Back then they were called the Calgary Black Sox, Bartelt said, and run by some friends of future baseball Hall of Famer Rube Foster, known as the “father of Black baseball.” Foster ran the Chicago American Giants and Bartelt deduced Foster wanted a team that was close to play and become part of the Negro National League.

They came to Milwaukee in 1922 and set up barnstorming operations, first as the Cream City Giants and then as the McCoy-Nolan Giants, and enjoyed their share of success. They traveled around the state, won far more than they lost, and drew nice crowds. But there were a couple of reasons for that.

“The thing about these barnstorming teams, they played anybody and everybody,’’ said Bartelt.

So playing against factory teams, town teams or newspaper teams was as much a part of the schedule as, say, semi-pro teams.

Their success at the gate wasn’t because they were putting together a nice string of victories.

“Traveling teams, a lot of the money they made was, like, kind of marketing the novelty of Blackness,’’ said Bartelt. “Like you go to these small, white towns in the Midwest, and way out West where there wasn’t much of a Black population, and that would be a way for the townspeople to kind of see Black people in real life.’’

After just one season, Foster had seen enough to believe Milwaukee could be a successful Negro League franchise.

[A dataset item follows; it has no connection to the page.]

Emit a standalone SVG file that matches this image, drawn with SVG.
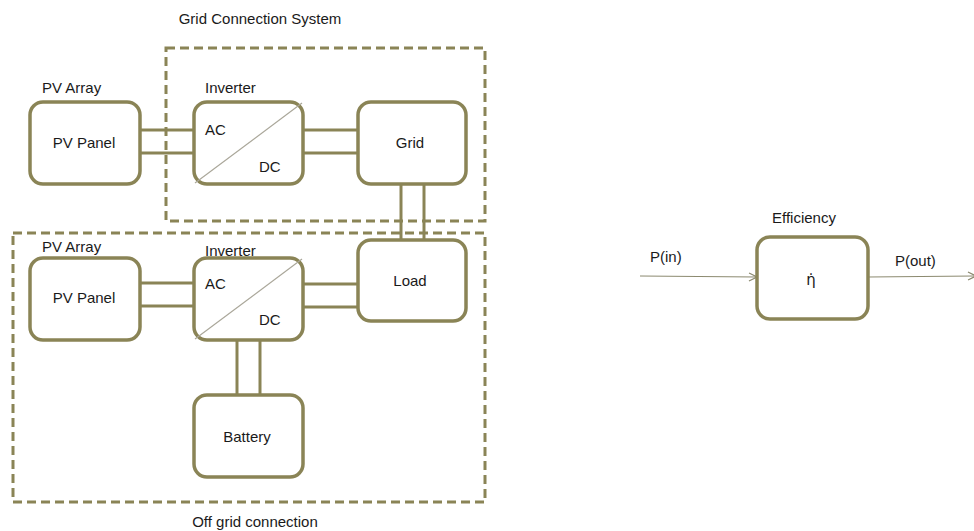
<svg xmlns="http://www.w3.org/2000/svg" width="974" height="531" viewBox="0 0 974 531">
<style>
.box{fill:#fff;stroke:#8a8456;stroke-width:3.5}
.dash{fill:none;stroke:#8a8456;stroke-width:3;stroke-dasharray:9 5}
.con{stroke:#8a8456;stroke-width:3;fill:none}
.diag{stroke:#aaa79a;stroke-width:1.2}
.arr{stroke:#8c8a70;stroke-width:1.2;fill:none}
text{font-family:"Liberation Sans",Arial,sans-serif;font-size:15px;fill:#1a1a1a}
.c{text-anchor:middle}
.eta{font-family:"DejaVu Sans","Noto Sans",sans-serif;font-size:15px}
</style>
<defs>
<marker id="ah" markerWidth="10" markerHeight="10" refX="9" refY="5" orient="auto" markerUnits="userSpaceOnUse">
<path d="M1,1 L9,5 L1,9" fill="none" stroke="#8c8a70" stroke-width="1.2"/>
</marker>
</defs>
<rect width="974" height="531" fill="#fff"/>

<g id="grid-system">
<rect class="dash" x="166" y="48" width="319" height="173"/>
<text class="c" x="260" y="24">Grid Connection System</text>
</g>
<g id="offgrid-system">
<rect class="dash" x="13" y="233" width="472" height="269"/>
<text class="c" x="255" y="527">Off grid connection</text>
</g>

<g id="connectors">
<line class="con" x1="140" y1="130" x2="194" y2="130"/>
<line class="con" x1="140" y1="153" x2="194" y2="153"/>
<line class="con" x1="303" y1="130" x2="358" y2="130"/>
<line class="con" x1="303" y1="153" x2="358" y2="153"/>
<line class="con" x1="401" y1="184" x2="401" y2="240"/>
<line class="con" x1="424" y1="184" x2="424" y2="240"/>
<line class="con" x1="140" y1="283" x2="194" y2="283"/>
<line class="con" x1="140" y1="306" x2="194" y2="306"/>
<line class="con" x1="303" y1="284" x2="358" y2="284"/>
<line class="con" x1="303" y1="307" x2="358" y2="307"/>
<line class="con" x1="237" y1="340" x2="237" y2="395"/>
<line class="con" x1="260" y1="340" x2="260" y2="395"/>
<line class="arr" x1="640" y1="276" x2="757" y2="277" marker-end="url(#ah)"/>
<line class="arr" x1="868" y1="277" x2="976" y2="276" marker-end="url(#ah)"/>
</g>

<g id="pv-panel-top">
<text x="42" y="93">PV Array</text>
<rect class="box" x="30" y="102" width="110" height="82" rx="13"/>
<text class="c" x="84" y="148">PV Panel</text>
</g>
<g id="inverter-top">
<text x="205" y="93">Inverter</text>
<rect class="box" x="194" y="102" width="109" height="82" rx="13"/>
<line class="diag" x1="195" y1="183" x2="302" y2="103"/>
<text x="205" y="135">AC</text>
<text x="259" y="172">DC</text>
</g>
<g id="grid">
<rect class="box" x="358" y="102" width="108" height="82" rx="13"/>
<text class="c" x="410" y="148">Grid</text>
</g>

<g id="pv-panel-bottom">
<text x="42" y="252">PV Array</text>
<rect class="box" x="30" y="258" width="110" height="82" rx="13"/>
<text class="c" x="84" y="303">PV Panel</text>
</g>
<g id="inverter-bottom">
<text x="205" y="256">Inverter</text>
<rect class="box" x="194" y="258" width="109" height="82" rx="13"/>
<line class="diag" x1="195" y1="339" x2="302" y2="259"/>
<text x="205" y="289">AC</text>
<text x="259" y="325">DC</text>
</g>
<g id="load">
<rect class="box" x="358" y="240" width="108" height="81" rx="13"/>
<text class="c" x="410" y="286">Load</text>
</g>
<g id="battery">
<rect class="box" x="194" y="395" width="109" height="82" rx="13"/>
<text class="c" x="247" y="442">Battery</text>
</g>

<g id="efficiency">
<text class="c" x="804" y="223">Efficiency</text>
<rect class="box" x="757" y="237" width="111" height="82" rx="13"/>
<text class="c eta" x="811" y="285">η̇</text>
</g>
<g id="labels">
<text x="650" y="262">P(in)</text>
<text x="895" y="266">P(out)</text>
</g>
</svg>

So in 1923, after the Cleveland and Pittsburgh franchises dropped out after the 1922 season, he created the Bears as part of the eight-team Negro National League.

But the 1923 season was not kind to the Bears. Bartelt said poor play and poor attendance led to financial struggles, which led the Bears to pack their bags for Toledo, Ohio, in July because the team there had disbanded. And despite settling in a new city, Bartelt said they would finish the season playing as the Milwaukee Bears.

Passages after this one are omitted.